For those who want to drive standard cars, a Shanghai plate now costs as much as a mid-range sedan (Shanghai Daily compares the licence fee to a Geely MK-II, which sells for Rmb75,000 too).

Policy incentives are bringing down the total ownership costs for green vehicles. For example, the sticker price of Qian’s Roewe E50 is Rmb234,900. But after central and local government subsidies had kicked in, Qian paid Rmb130,000. Plus there was the further saving on the Shanghai licence plate.

The city’s only electric car dealer – Gaozhan New Energy Vehicles – says it has orders for a further 230 cars and will deliver them by March.

But as car industry blogger and author Greg Anderson points out, it is still far from clear that enough Chinese consumers are interested in buying green vehicles.

Last year only 12,791 battery-powered and hybrid cars were sold in China. Admittedly that is 52% more than the year before but Anderson still labels it as “inconsequential” when weighed against the 19.3 million vehicles purchased in total by the Chinese last year.

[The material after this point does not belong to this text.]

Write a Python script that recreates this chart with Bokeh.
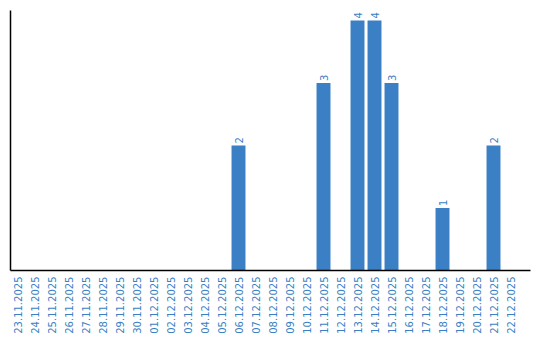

Anderson adds that the government has pushed back some of its targets for the sales of green cars. For example, it had originally envisaged there’d be 500,000 of them on the roads by 2011; that goal has now been delayed to 2015.

One city that will be hoping that the target is met is Trollhaetten. It is home to Saab, a brand that has gone through financial trauma since General Motors decided to dispose of it in 2008.

Saab’s new owner is National Electric Vehicle (Nevs), a Chinese entity that rescued the Swedish firm from bankruptcy in August. The latest plan is to relaunch Saab as a maker of electric cars targeted at the Chinese market. But Bloomberg says the success of the project hinges on whether China’s ambitious targets for green car sales come to fruition.

Nevs is betting that they will. “China realises the need to meet the climate challenges through electric vehicles,” Mikael Oestlund, a company spokeman told the US news agency. “The business plan is well thought-out and completely realistic,” agreed Trollhaettan mayor Paul Aakerlund.

Perhaps the mayor is right, although the sales goals look pretty aggressive. The Chinese firm forecasts it will be selling 120,000 battery-powered Saab sedans a year by 2016 – a massive multiple on the meagre number of green vehicles sold in China last year.

One crumb of comfort for Saab is that it will have Qingdao – population 8.7 million – on its side. That’s because the coastal city purchased a 22% stake in Nevs this month for just over $300 million, reports Bloomberg.

Should sales of Saab’s electric vehicles reach targets, the agreement envisages a second company factory opening in Qingdao.